Polisin aşırı şiddetine dikkat çekerek Türkiye’nin otoriter rejime dönüşmesi yönündeki endişeye değinen Demesmaeker, ifade ve basın özgürlüğüne yönelik ihlalleri hatırlatarak, “Ankara Putin Rusya’sı olmak istiyor gibi. Türkiye’deki sadece bir maske olacaksa, o zaman gereken sonuçları çıkarmalıyız” şeklinde konuştu.
Kozmetik düzenlemelerle değil “Müzakerelere dayalı bir çözüm gerekecek” diyen Demesmaeker, “Yaşasın Özgür Kürdistan” diyerek sözlerini tamamladı.
GÜNAY ASLAN: KÜRT SORUNUNU AVRUPA YARATTI
Gazeteci yazar Günay Aslan, Kürt ve Kürdistan sorununun yaratılmasında Avrupa’nın rolüne değinerek konuşmasına başladı. Bu sorunun Avrupa tarafından yaratıldığını belirten Aslan, Kürt sorununun nasıl ortaya çıktığını anlattı.
Soğuk savaş döneminde NATO’nun Kürdistan özgürlük mücadelesine verdiği zararları da anlatan Aslan, Doğu ve Güney Kürdistan’daki mücadelelere dikkat çekerek “Kürt özgürlük mücadelesinin bastırılmasında NATO’nun ABD’nin tahminlerin çok üstünde bir rolü var” dedi.
PARİS CİNAYETİ AVRUPA’NIN İZNİYLE GERÇEKLEŞTİ
Öcalan’a komplonun da bir NATO operasyonu olduğunu kaydeden Aslan, Kürt sorunu konusunda Avrupa’nın rolünün hep olumsuz olduğunu vurguladı. Aslan, “Barış süreci başladığı zaman Avrupa’da bir cinayet işlendi. Üç kadını öldürüldü.
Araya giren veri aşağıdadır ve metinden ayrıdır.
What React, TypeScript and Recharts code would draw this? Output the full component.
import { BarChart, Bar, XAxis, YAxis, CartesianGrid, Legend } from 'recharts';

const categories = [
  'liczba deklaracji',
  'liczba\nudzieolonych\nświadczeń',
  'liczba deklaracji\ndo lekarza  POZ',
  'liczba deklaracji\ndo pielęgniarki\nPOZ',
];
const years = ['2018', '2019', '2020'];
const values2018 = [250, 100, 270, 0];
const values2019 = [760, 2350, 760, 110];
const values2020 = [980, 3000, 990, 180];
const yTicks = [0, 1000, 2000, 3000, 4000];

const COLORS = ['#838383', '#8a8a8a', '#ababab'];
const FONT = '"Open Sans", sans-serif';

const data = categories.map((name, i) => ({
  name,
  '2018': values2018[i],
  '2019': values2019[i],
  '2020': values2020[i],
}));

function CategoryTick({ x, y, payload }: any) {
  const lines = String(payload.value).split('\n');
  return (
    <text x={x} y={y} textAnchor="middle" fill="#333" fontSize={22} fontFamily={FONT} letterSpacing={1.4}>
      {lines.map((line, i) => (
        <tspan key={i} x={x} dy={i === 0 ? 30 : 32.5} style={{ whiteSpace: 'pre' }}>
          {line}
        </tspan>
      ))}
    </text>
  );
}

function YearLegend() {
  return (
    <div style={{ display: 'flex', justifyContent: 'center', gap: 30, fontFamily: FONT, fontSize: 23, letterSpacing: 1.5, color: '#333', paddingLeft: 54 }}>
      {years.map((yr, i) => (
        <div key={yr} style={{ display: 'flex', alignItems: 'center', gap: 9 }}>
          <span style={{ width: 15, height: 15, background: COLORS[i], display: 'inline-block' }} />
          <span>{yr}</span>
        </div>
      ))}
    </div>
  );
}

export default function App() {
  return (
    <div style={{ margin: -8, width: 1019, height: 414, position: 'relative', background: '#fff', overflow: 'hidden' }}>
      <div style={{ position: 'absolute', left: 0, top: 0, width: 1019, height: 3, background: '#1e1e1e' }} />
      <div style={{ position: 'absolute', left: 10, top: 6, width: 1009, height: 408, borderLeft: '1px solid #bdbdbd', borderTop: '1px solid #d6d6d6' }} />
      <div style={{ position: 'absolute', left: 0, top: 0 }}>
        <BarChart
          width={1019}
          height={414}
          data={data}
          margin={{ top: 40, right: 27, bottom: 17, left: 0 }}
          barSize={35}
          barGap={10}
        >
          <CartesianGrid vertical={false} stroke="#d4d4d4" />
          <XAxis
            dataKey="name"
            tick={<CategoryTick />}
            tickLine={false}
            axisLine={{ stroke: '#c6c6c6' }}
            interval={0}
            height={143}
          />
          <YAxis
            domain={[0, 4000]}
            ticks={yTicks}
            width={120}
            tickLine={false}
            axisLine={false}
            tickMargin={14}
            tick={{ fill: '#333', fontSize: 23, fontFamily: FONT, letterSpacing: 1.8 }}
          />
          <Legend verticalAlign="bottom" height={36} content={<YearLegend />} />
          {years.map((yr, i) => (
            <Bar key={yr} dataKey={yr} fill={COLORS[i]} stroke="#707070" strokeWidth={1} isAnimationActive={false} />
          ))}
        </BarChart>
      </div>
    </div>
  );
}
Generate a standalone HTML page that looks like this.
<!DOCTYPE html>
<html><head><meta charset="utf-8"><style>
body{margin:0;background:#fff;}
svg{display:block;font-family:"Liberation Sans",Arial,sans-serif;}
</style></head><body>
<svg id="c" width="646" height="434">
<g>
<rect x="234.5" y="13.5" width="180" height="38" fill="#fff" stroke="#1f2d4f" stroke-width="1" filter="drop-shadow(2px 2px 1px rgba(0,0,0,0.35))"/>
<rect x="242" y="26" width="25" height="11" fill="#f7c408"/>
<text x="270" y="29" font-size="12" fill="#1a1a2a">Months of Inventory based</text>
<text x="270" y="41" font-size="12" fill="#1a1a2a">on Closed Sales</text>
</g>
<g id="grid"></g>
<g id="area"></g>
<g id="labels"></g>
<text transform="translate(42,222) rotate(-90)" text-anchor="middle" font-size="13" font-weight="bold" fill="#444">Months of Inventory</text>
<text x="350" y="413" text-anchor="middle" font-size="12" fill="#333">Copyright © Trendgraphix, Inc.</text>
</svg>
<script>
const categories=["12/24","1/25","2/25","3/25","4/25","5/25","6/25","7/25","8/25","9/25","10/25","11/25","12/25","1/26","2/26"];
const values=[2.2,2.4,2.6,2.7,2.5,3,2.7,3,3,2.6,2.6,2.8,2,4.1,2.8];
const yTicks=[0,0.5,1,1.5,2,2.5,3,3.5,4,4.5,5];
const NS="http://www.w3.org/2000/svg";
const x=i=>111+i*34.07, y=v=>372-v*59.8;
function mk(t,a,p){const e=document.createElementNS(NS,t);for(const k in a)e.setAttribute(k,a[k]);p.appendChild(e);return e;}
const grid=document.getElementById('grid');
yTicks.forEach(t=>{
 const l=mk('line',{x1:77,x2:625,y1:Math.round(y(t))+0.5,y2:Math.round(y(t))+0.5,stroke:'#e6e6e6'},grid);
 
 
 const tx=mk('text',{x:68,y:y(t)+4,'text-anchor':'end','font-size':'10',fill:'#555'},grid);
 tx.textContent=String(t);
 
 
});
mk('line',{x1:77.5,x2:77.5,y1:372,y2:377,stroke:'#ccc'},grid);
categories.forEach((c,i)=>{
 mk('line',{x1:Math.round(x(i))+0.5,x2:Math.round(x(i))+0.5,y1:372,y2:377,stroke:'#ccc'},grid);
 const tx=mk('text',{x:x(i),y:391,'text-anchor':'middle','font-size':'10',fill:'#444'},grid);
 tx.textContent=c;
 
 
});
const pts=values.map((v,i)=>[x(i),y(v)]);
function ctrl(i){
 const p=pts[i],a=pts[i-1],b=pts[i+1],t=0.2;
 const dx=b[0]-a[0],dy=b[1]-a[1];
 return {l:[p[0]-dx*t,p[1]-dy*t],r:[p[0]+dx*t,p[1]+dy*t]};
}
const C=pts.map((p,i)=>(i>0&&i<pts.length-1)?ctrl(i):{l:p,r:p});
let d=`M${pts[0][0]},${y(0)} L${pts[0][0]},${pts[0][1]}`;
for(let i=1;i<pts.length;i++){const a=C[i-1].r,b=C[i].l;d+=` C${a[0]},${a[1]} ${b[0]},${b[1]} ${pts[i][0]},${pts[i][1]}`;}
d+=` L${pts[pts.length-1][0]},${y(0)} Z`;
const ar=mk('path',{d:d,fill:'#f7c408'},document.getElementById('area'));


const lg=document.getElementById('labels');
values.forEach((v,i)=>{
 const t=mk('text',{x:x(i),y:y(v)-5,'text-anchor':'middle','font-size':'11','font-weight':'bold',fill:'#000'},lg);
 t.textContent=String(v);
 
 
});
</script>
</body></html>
Bu cinayetin işlenmesine Avrupa onay verdi” dedi.
“Avrupa’nın izni olmasaydı Paris’te bu cinayet işlenmeyecekti” diyen Günay Aslan, 2006’da 9 çocuk barışçıl gösterilerde katledildiğinde Avrupa’nın Erdoğan’ı demokrasi kahramanı ilan ettiğine dikkat çekti.
Kürtlerin artık tarih sahnesine çıktığını kaydeden Aslan, “Ortadoğu’da yeni dengeler kuruluyor. İngilizler ve Fransızların çizdiği sınırlar anlamsız hale geliyor. Bu ülkenin siyasal dinamikleri bir çözüm peşindeler (…) Tarihsel gelişmeler parçalara dayalı bir çözüm anlamsız kıldığı için genel bir çözüm peşindeler” dedi.
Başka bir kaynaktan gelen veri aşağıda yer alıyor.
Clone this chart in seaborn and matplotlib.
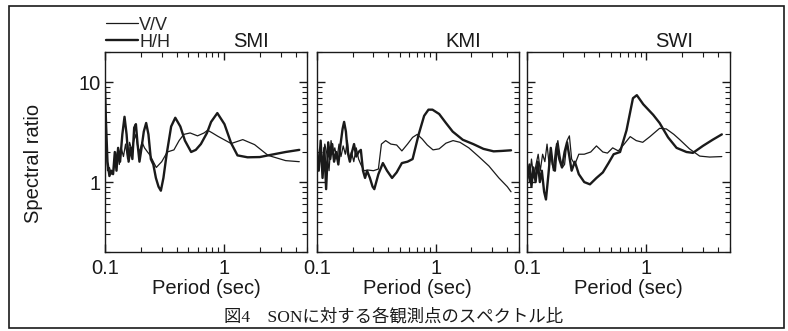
import numpy as np
import matplotlib
matplotlib.use("Agg")
import matplotlib.pyplot as plt
from matplotlib import ticker
from matplotlib.patches import Rectangle
import seaborn as sns

# spectral ratio curves (period in sec, ratio)
smi_vv_period = [0.100, 0.102, 0.105, 0.109, 0.113, 0.118, 0.122, 0.127, 0.132, 0.137, 0.143, 0.149,
                 0.155, 0.161, 0.168, 0.175, 0.182, 0.188, 0.195, 0.205, 0.215, 0.228, 0.24, 0.255,
                 0.27, 0.285, 0.30, 0.334, 0.38, 0.42, 0.46, 0.52, 0.60, 0.68, 0.73, 0.80, 0.89,
                 1.15, 1.44, 1.81, 2.35, 3.3, 4.3]
smi_vv = [7.0, 2.5, 1.3, 1.4, 1.2, 1.3, 1.6, 2.0, 1.5, 2.2, 1.8, 2.4,
          1.7, 2.5, 2.1, 2.6, 3.0, 2.3, 2.0, 2.5, 2.2, 2.0, 1.85, 1.6,
          1.4, 1.5, 1.6, 2.0, 2.1, 2.6, 3.0, 3.1, 2.9, 3.1, 3.3, 3.1, 2.87,
          2.43, 2.66, 2.37, 1.85, 1.64, 1.6]
smi_hh_period = [0.100, 0.102, 0.105, 0.109, 0.113, 0.117, 0.121, 0.125, 0.129, 0.134, 0.140, 0.146,
                 0.152, 0.158, 0.164, 0.170, 0.176, 0.182, 0.188, 0.195, 0.203, 0.212, 0.222, 0.232,
                 0.243, 0.255, 0.268, 0.282, 0.295, 0.31, 0.33, 0.36, 0.39, 0.43, 0.47, 0.53, 0.58,
                 0.64, 0.72, 0.78, 0.88, 1.01, 1.15, 1.30, 1.58, 2.0, 2.35, 3.3, 4.3]
smi_hh = [9.0, 4.0, 1.6, 1.15, 1.3, 1.2, 2.0, 1.3, 2.2, 1.6, 3.0, 4.5,
          3.0, 1.6, 2.2, 1.7, 3.5, 3.8, 2.4, 1.6, 2.2, 3.2, 3.9, 3.0,
          1.7, 1.5, 1.1, 0.9, 0.82, 1.1, 1.9, 3.6, 4.4, 3.6, 2.6, 2.0, 2.1,
          2.4, 3.1, 4.0, 4.9, 3.8, 2.45, 1.85, 1.77, 1.78, 1.85, 2.0, 2.1]

kmi_vv_period = [0.100, 0.104, 0.108, 0.112, 0.117, 0.122, 0.127, 0.132, 0.137, 0.142, 0.148, 0.154,
                 0.160, 0.167, 0.174, 0.181, 0.188, 0.196, 0.205, 0.215, 0.225, 0.235, 0.25, 0.27,
                 0.30, 0.33, 0.35, 0.38, 0.42, 0.47, 0.52, 0.58, 0.64, 0.70, 0.77, 0.85, 0.95,
                 1.07, 1.22, 1.40, 1.6, 1.9, 2.3, 2.8, 3.4, 4.0, 4.3]
kmi_vv = [2.6, 1.6, 2.0, 1.4, 2.4, 1.9, 1.3, 2.6, 1.9, 2.2, 1.7, 2.4,
          1.8, 2.3, 1.9, 2.6, 1.7, 2.0, 1.6, 2.2, 1.7, 1.5, 1.3, 1.32,
          1.3, 1.35, 2.4, 2.6, 2.4, 2.35, 2.05, 2.4, 2.8, 3.0, 2.7, 2.35, 2.1,
          2.15, 2.45, 2.6, 2.5, 2.2, 1.8, 1.45, 1.1, 0.9, 0.8]
kmi_hh_period = [0.100, 0.104, 0.108, 0.112, 0.116, 0.120, 0.125, 0.130, 0.135, 0.140, 0.146, 0.152,
                 0.158, 0.165, 0.170, 0.176, 0.182, 0.190, 0.198, 0.206, 0.215, 0.225, 0.235, 0.245,
                 0.255, 0.265, 0.28, 0.295, 0.305, 0.33, 0.36, 0.39, 0.43, 0.47, 0.52, 0.58, 0.64,
                 0.72, 0.80, 0.87, 0.94, 1.07, 1.22, 1.39, 1.69, 2.07, 2.52, 3.07, 3.6, 4.3]
kmi_hh = [2.0, 1.3, 2.6, 1.1, 2.2, 0.85, 2.5, 1.7, 2.4, 1.6, 2.0, 1.5,
          2.3, 3.4, 4.0, 3.2, 2.0, 1.6, 2.0, 2.4, 1.8, 2.0, 2.1, 1.3,
          1.1, 1.3, 1.1, 0.9, 0.85, 1.2, 1.55, 1.3, 1.1, 1.25, 1.55, 1.6, 1.7,
          3.0, 4.6, 5.3, 5.3, 4.8, 3.9, 3.2, 2.65, 2.4, 2.15, 2.03, 2.05, 2.08]

swi_vv_period = [0.100, 0.104, 0.108, 0.113, 0.118, 0.123, 0.128, 0.134, 0.140, 0.146, 0.152, 0.158,
                 0.165, 0.172, 0.180, 0.188, 0.196, 0.205, 0.215, 0.225, 0.235, 0.25, 0.27, 0.30,
                 0.34, 0.38, 0.43, 0.47, 0.52, 0.58, 0.65, 0.73, 0.82, 0.93, 1.07, 1.29, 1.47,
                 1.70, 1.91, 2.3, 2.8, 3.4, 4.3]
swi_vv = [1.4, 1.0, 1.7, 1.1, 1.5, 1.9, 1.3, 1.9, 1.6, 2.4, 1.5, 1.9,
          1.3, 2.1, 2.6, 1.8, 1.4, 1.5, 2.6, 2.9, 1.7, 1.5, 1.9, 1.9,
          2.0, 2.3, 2.0, 1.95, 2.2, 2.05, 2.4, 2.85, 2.6, 2.5, 2.85, 3.45, 3.4,
          3.0, 2.65, 2.15, 1.82, 1.78, 1.8]
swi_hh_period = [0.100, 0.104, 0.108, 0.112, 0.117, 0.122, 0.127, 0.132, 0.138, 0.143, 0.150, 0.157,
                 0.163, 0.170, 0.177, 0.185, 0.195, 0.205, 0.215, 0.225, 0.235, 0.25, 0.27, 0.30,
                 0.335, 0.38, 0.43, 0.48, 0.53, 0.60, 0.68, 0.77, 0.83, 0.94, 1.14, 1.29, 1.52,
                 1.79, 2.17, 2.46, 2.98, 3.6, 4.3]
swi_hh = [1.1, 1.5, 0.9, 1.4, 1.0, 1.6, 1.0, 1.3, 0.8, 0.67, 1.2, 2.2,
          1.5, 1.3, 2.4, 1.7, 1.4, 2.0, 2.5, 1.8, 1.3, 1.6, 1.2, 1.0,
          0.95, 1.1, 1.25, 1.55, 1.9, 2.0, 3.3, 6.9, 7.4, 6.0, 4.7, 3.9, 2.8,
          2.2, 2.0, 1.96, 2.3, 2.65, 3.0]

stations = ["SMI", "KMI", "SWI"]
curves = [(smi_vv_period, smi_vv, smi_hh_period, smi_hh),
          (kmi_vv_period, kmi_vv, kmi_hh_period, kmi_hh),
          (swi_vv_period, swi_vv, swi_hh_period, swi_hh)]

sns.set_style("ticks")
plt.rcParams["font.family"] = ["Liberation Sans", "Noto Sans CJK JP"]
ink = "#1a1a1a"
fs = 14.5

fig = plt.figure(figsize=(7.88, 3.31), dpi=100)
lefts = [0.1332, 0.4019, 0.6694]

for i, name in enumerate(stations):
    pv, vv, ph, hh = curves[i]
    ax = fig.add_axes([lefts[i], 0.2387, 0.2565, 0.6042])
    sns.lineplot(x=pv, y=vv, ax=ax, color=ink, linewidth=0.9, label="V/V",
                 legend=False, estimator=None, sort=False)
    sns.lineplot(x=ph, y=hh, ax=ax, color=ink, linewidth=1.7, label="H/H",
                 legend=False, estimator=None, sort=False)
    ax.set_xscale("log")
    ax.set_yscale("log")
    ax.set_xlim(0.1, 5)
    ax.set_ylim(0.2, 20)

    ax.xaxis.set_major_locator(ticker.FixedLocator([0.1, 1]))
    ax.xaxis.set_major_formatter(ticker.FuncFormatter(lambda v, p: f"{v:g}"))
    ax.xaxis.set_minor_locator(ticker.LogLocator(subs=np.arange(2, 10), numticks=12))
    ax.xaxis.set_minor_formatter(ticker.NullFormatter())
    ax.yaxis.set_major_locator(ticker.FixedLocator([1, 10]))
    ax.yaxis.set_major_formatter(ticker.FuncFormatter(lambda v, p: f"{v:g}"))
    ax.yaxis.set_minor_locator(ticker.LogLocator(subs=np.arange(2, 10), numticks=12))
    ax.yaxis.set_minor_formatter(ticker.NullFormatter())

    ax.tick_params(which="both", direction="in", top=True, right=True,
                   labelsize=fs, colors=ink, pad=5)
    ax.tick_params(axis="y", pad=3)
    ax.tick_params(which="major", length=6, width=1)
    ax.tick_params(which="minor", length=3.5, width=0.8)
    if i > 0:
        ax.tick_params(labelleft=False)
    for s in ax.spines.values():
        s.set_linewidth(1.0)
        s.set_color(ink)

    ax.set_xlabel("Period (sec)", fontsize=fs, labelpad=1, color=ink)
    ax.set_ylabel("")
    ax.text(0.725, 1.025, name, transform=ax.transAxes, ha="center",
            va="baseline", fontsize=fs, color=ink)

    if i == 0:
        handles, labels = ax.get_legend_handles_labels()

fig.text(0.042, 0.505, "Spectral ratio", rotation=90, ha="center", va="center",
         fontsize=fs, color=ink)

# legend sits above the first panel, no frame
fig.legend(handles, labels, loc="upper left", bbox_to_anchor=(0.1345, 0.95),
           frameon=False, fontsize=13, handlelength=1.75, handletextpad=0.1,
           labelspacing=0.0, borderpad=0, borderaxespad=0)

fig.text(0.5, 0.042, "図4\u3000SONに対する各観測点のスペクトル比", ha="center",
         va="center", fontsize=12.5, color=ink,
         family=["Liberation Serif", "Noto Sans CJK JP"])

fig.add_artist(Rectangle((0.0114, 0.009), 0.9835, 0.973, transform=fig.transFigure,
                         fill=False, lw=1.2, ec=ink))

fig.savefig("out.png", dpi=100)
AVRUPA DENGELERİN DEĞİŞMESİNİ İSTEMİYOR
“Avrupa yüzyıl önce Ortadoğu’da oluşturduğu dengelerin değişmesini istemiyor” diyen Aslan, “Barış sürecine bu yüzden arzu edilen desteği vermiyor. Devletler düzeyinde İmralı sürecine elle tutulur bir destek görmedik” diye ekledi.
Aslan, “Avrupa ile artık açık konuşmamız gerekiyor. Bu sorunu sen yarattın. Bu sorunu çözmüyorsan, çözümünden yana politika izlemiyorsan uzak dur, köstek olma demeliyiz” ifadelerini kullandı.
Aslan konuşmasını şöyle bitirdi: “Türkiye’yi alkışlayanlar biraz da Kürtlerin mücadelesini alkışlasalardı daha iyi olacaktı. Kürtlerin yürüttüğü bu mücadeleye saygılı olmak lazım.”